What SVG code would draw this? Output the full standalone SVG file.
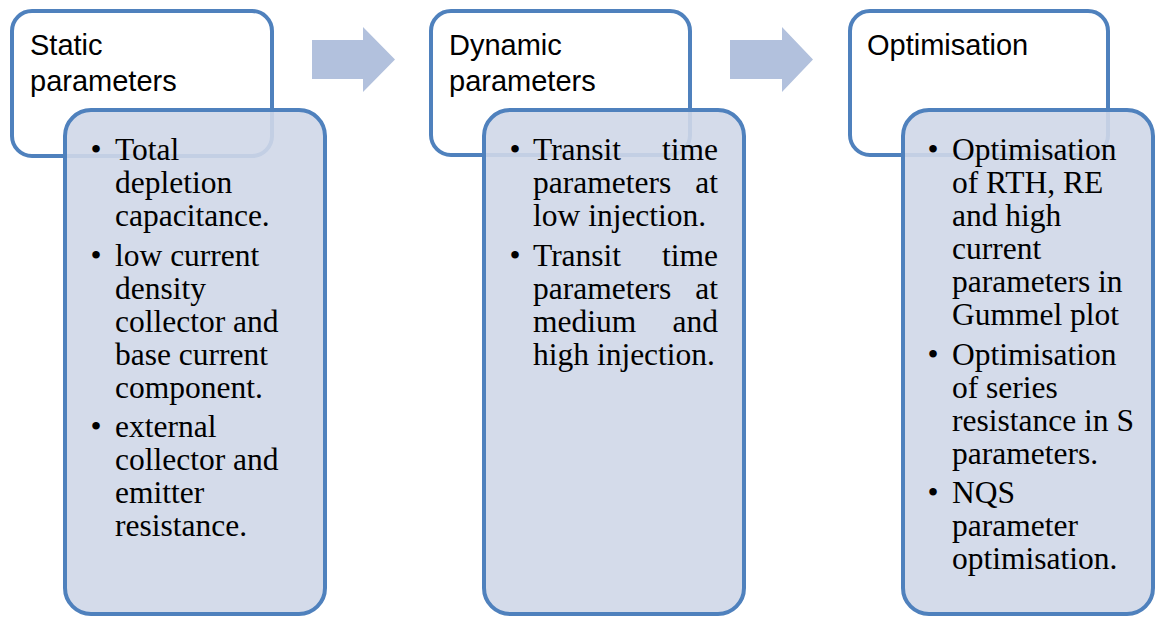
<svg xmlns="http://www.w3.org/2000/svg" width="1155" height="617" viewBox="0 0 1155 617">
  <style>
    .head { fill: #ffffff; stroke: #4f81bd; stroke-width: 4; }
    .body { fill: #cfd7e8; fill-opacity: 0.9; stroke: #4f81bd; stroke-width: 4; }
    .title { font-family: "Liberation Sans", Arial, sans-serif; font-size: 29px; fill: #000000; }
    .item { font-family: "Liberation Serif", "Times New Roman", serif; font-size: 31.5px; fill: #000000; }
    .bullet { font-family: "Liberation Serif", "Times New Roman", serif; font-size: 31.5px; fill: #000000; text-anchor: middle; }
    .r { text-anchor: end; }
    .flow { fill: #b2c1dd; }
  </style>

  <!-- Stage 1: static parameters -->
  <g id="static-title">
    <rect class="head" x="12" y="11" width="260" height="145" rx="20"/>
    <text class="title" x="30" y="55">Static</text>
    <text class="title" x="30" y="91">parameters</text>
  </g>
  <g id="static-details">
    <rect class="body" x="65" y="110" width="260" height="504" rx="26"/>
    <text class="bullet" x="96" y="160">•</text>
    <text class="item" x="115" y="160">Total</text>
    <text class="item" x="115" y="193">depletion</text>
    <text class="item" x="115" y="226">capacitance.</text>
    <text class="bullet" x="96" y="265.5">•</text>
    <text class="item" x="115" y="265.5">low current</text>
    <text class="item" x="115" y="298.5">density</text>
    <text class="item" x="115" y="331.5">collector and</text>
    <text class="item" x="115" y="364.5">base current</text>
    <text class="item" x="115" y="397.5">component.</text>
    <text class="bullet" x="96" y="437">•</text>
    <text class="item" x="115" y="437">external</text>
    <text class="item" x="115" y="470">collector and</text>
    <text class="item" x="115" y="503">emitter</text>
    <text class="item" x="115" y="536">resistance.</text>
  </g>

  <!-- Stage 2: dynamic parameters -->
  <g id="dynamic-title">
    <rect class="head" x="431" y="11" width="259" height="144" rx="20"/>
    <text class="title" x="449" y="55">Dynamic</text>
    <text class="title" x="449" y="91">parameters</text>
  </g>
  <g id="dynamic-details">
    <rect class="body" x="484" y="110" width="260" height="504" rx="26"/>
    <text class="bullet" x="515" y="160">•</text>
    <text class="item" x="533" y="160">Transit</text>
    <text class="item r" x="718" y="160">time</text>
    <text class="item" x="533" y="193">parameters</text>
    <text class="item r" x="718" y="193">at</text>
    <text class="item" x="533" y="226">low injection.</text>
    <text class="bullet" x="515" y="265.5">•</text>
    <text class="item" x="533" y="265.5">Transit</text>
    <text class="item r" x="718" y="265.5">time</text>
    <text class="item" x="533" y="298.5">parameters</text>
    <text class="item r" x="718" y="298.5">at</text>
    <text class="item" x="533" y="331.5">medium</text>
    <text class="item r" x="718" y="331.5">and</text>
    <text class="item" x="533" y="364.5">high injection.</text>
  </g>

  <!-- Stage 3: optimisation -->
  <g id="optimisation-title">
    <rect class="head" x="850" y="11" width="258" height="144" rx="20"/>
    <text class="title" x="867" y="55">Optimisation</text>
  </g>
  <g id="optimisation-details">
    <rect class="body" x="903" y="110" width="250" height="504" rx="26"/>
    <text class="bullet" x="933" y="160">•</text>
    <text class="item" x="952" y="160">Optimisation</text>
    <text class="item" x="952" y="193">of RTH, RE</text>
    <text class="item" x="952" y="226">and high</text>
    <text class="item" x="952" y="259">current</text>
    <text class="item" x="952" y="292">parameters in</text>
    <text class="item" x="952" y="325">Gummel plot</text>
    <text class="bullet" x="933" y="364.5">•</text>
    <text class="item" x="952" y="364.5">Optimisation</text>
    <text class="item" x="952" y="397.5">of series</text>
    <text class="item" x="952" y="430.5">resistance in S</text>
    <text class="item" x="952" y="463.5">parameters.</text>
    <text class="bullet" x="933" y="503">•</text>
    <text class="item" x="952" y="503">NQS</text>
    <text class="item" x="952" y="536">parameter</text>
    <text class="item" x="952" y="569">optimisation.</text>
  </g>

  <!-- Block arrows between stages -->
  <g id="connectors">
    <polygon class="flow" points="312,40 363,40 363,27 395,59.5 363,92 363,79 312,79"/>
    <polygon class="flow" points="730,40 782,40 782,27 813,59.5 782,92 782,79 730,79"/>
  </g>
</svg>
§ §
◆ Stated goal:
Copy the whole listing above word for word but do not carry over the pictures.

◆ Solution for this exercise:
What SVG code would draw this? Output the full standalone SVG file.
<svg xmlns="http://www.w3.org/2000/svg" width="1155" height="617" viewBox="0 0 1155 617">
  <style>
    .head { fill: #ffffff; stroke: #4f81bd; stroke-width: 4; }
    .body { fill: #cfd7e8; fill-opacity: 0.9; stroke: #4f81bd; stroke-width: 4; }
    .title { font-family: "Liberation Sans", Arial, sans-serif; font-size: 29px; fill: #000000; }
    .item { font-family: "Liberation Serif", "Times New Roman", serif; font-size: 31.5px; fill: #000000; }
    .bullet { font-family: "Liberation Serif", "Times New Roman", serif; font-size: 31.5px; fill: #000000; text-anchor: middle; }
    .r { text-anchor: end; }
    .flow { fill: #b2c1dd; }
  </style>

  <!-- Stage 1: static parameters -->
  <g id="static-title">
    <rect class="head" x="12" y="11" width="260" height="145" rx="20"/>
    <text class="title" x="30" y="55">Static</text>
    <text class="title" x="30" y="91">parameters</text>
  </g>
  <g id="static-details">
    <rect class="body" x="65" y="110" width="260" height="504" rx="26"/>
    <text class="bullet" x="96" y="160">•</text>
    <text class="item" x="115" y="160">Total</text>
    <text class="item" x="115" y="193">depletion</text>
    <text class="item" x="115" y="226">capacitance.</text>
    <text class="bullet" x="96" y="265.5">•</text>
    <text class="item" x="115" y="265.5">low current</text>
    <text class="item" x="115" y="298.5">density</text>
    <text class="item" x="115" y="331.5">collector and</text>
    <text class="item" x="115" y="364.5">base current</text>
    <text class="item" x="115" y="397.5">component.</text>
    <text class="bullet" x="96" y="437">•</text>
    <text class="item" x="115" y="437">external</text>
    <text class="item" x="115" y="470">collector and</text>
    <text class="item" x="115" y="503">emitter</text>
    <text class="item" x="115" y="536">resistance.</text>
  </g>

  <!-- Stage 2: dynamic parameters -->
  <g id="dynamic-title">
    <rect class="head" x="431" y="11" width="259" height="144" rx="20"/>
    <text class="title" x="449" y="55">Dynamic</text>
    <text class="title" x="449" y="91">parameters</text>
  </g>
  <g id="dynamic-details">
    <rect class="body" x="484" y="110" width="260" height="504" rx="26"/>
    <text class="bullet" x="515" y="160">•</text>
    <text class="item" x="533" y="160">Transit</text>
    <text class="item r" x="718" y="160">time</text>
    <text class="item" x="533" y="193">parameters</text>
    <text class="item r" x="718" y="193">at</text>
    <text class="item" x="533" y="226">low injection.</text>
    <text class="bullet" x="515" y="265.5">•</text>
    <text class="item" x="533" y="265.5">Transit</text>
    <text class="item r" x="718" y="265.5">time</text>
    <text class="item" x="533" y="298.5">parameters</text>
    <text class="item r" x="718" y="298.5">at</text>
    <text class="item" x="533" y="331.5">medium</text>
    <text class="item r" x="718" y="331.5">and</text>
    <text class="item" x="533" y="364.5">high injection.</text>
  </g>

  <!-- Stage 3: optimisation -->
  <g id="optimisation-title">
    <rect class="head" x="850" y="11" width="258" height="144" rx="20"/>
    <text class="title" x="867" y="55">Optimisation</text>
  </g>
  <g id="optimisation-details">
    <rect class="body" x="903" y="110" width="250" height="504" rx="26"/>
    <text class="bullet" x="933" y="160">•</text>
    <text class="item" x="952" y="160">Optimisation</text>
    <text class="item" x="952" y="193">of RTH, RE</text>
    <text class="item" x="952" y="226">and high</text>
    <text class="item" x="952" y="259">current</text>
    <text class="item" x="952" y="292">parameters in</text>
    <text class="item" x="952" y="325">Gummel plot</text>
    <text class="bullet" x="933" y="364.5">•</text>
    <text class="item" x="952" y="364.5">Optimisation</text>
    <text class="item" x="952" y="397.5">of series</text>
    <text class="item" x="952" y="430.5">resistance in S</text>
    <text class="item" x="952" y="463.5">parameters.</text>
    <text class="bullet" x="933" y="503">•</text>
    <text class="item" x="952" y="503">NQS</text>
    <text class="item" x="952" y="536">parameter</text>
    <text class="item" x="952" y="569">optimisation.</text>
  </g>

  <!-- Block arrows between stages -->
  <g id="connectors">
    <polygon class="flow" points="312,40 363,40 363,27 395,59.5 363,92 363,79 312,79"/>
    <polygon class="flow" points="730,40 782,40 782,27 813,59.5 782,92 782,79 730,79"/>
  </g>
</svg>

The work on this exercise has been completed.